Dede Efendi'nin sanatına bakıldığında, birçok farklı öğeyi doğal bir uyum içinde kaynaştırdığı görülür. Yaşadığı dönemin karşıt yönlerinin onun sanatında bir uzlaşmaya vardığı söylenebilir. Müziği hem dünyasal, hem de dinsel ve mistiktir. Geleneklere bağlı olduğu ölçüde onları geliştiricidir. Seçkinlere seslenirken halktan uzağa düşmez. Eskiyle yeniyi yadırgamadan kaynaştırır. Sanatının özü, bu ikiliklerin uyumundadır. Yüz elli yıldan sonra da geniş bir dinleyici kesiminin duyarlığına seslenebilmesi, yalnızca sanat gücünün değil, aynı zamanda, eski zevki yeni zevke bağlayan bir köprü rolünü oynamış olmasının bir sonucu-dur. Bu niteliğiyle, Türk müziği tarihi açısından da büyük önem taşır.

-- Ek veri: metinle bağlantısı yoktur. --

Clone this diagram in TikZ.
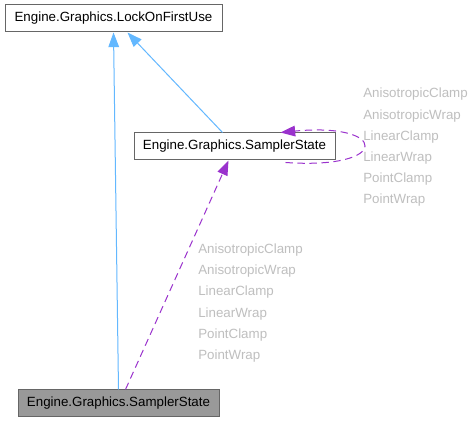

İsmail Dede, gelenek içinde bireysel bir sese ulaşabilmiş bestecilerin başında yer alır. Bu yüzden üslübu "Dede Efendi tavrı" diye nitelendirilir. Klâsik üslüba bağlı kendisinden sonraki bütün bestecileri etkilemiştir. Çeşitli kaynaklarda onun benzersiz bir naaşan olduğuna değinilir. Bir hanende olarak da, Türk müziğinin kendisine ulaşan bütün ürünlerini öğrenmiştir. Öğrendiklerini öğrencilerine öğretmiş, onların öğrencileri de bunların önemli bir bölümünü notaya almışlardır. Böylece İsmail Dede klâsik yapıtlar repertuvarının bugüne ulaşmasında en eski kaynaklardan biri olmuştur. Ayrıca sultaniyegâh, neveser, sabâbuselik, hicazbuselik, arabankürdi makamlarını da o düzenlemiştir.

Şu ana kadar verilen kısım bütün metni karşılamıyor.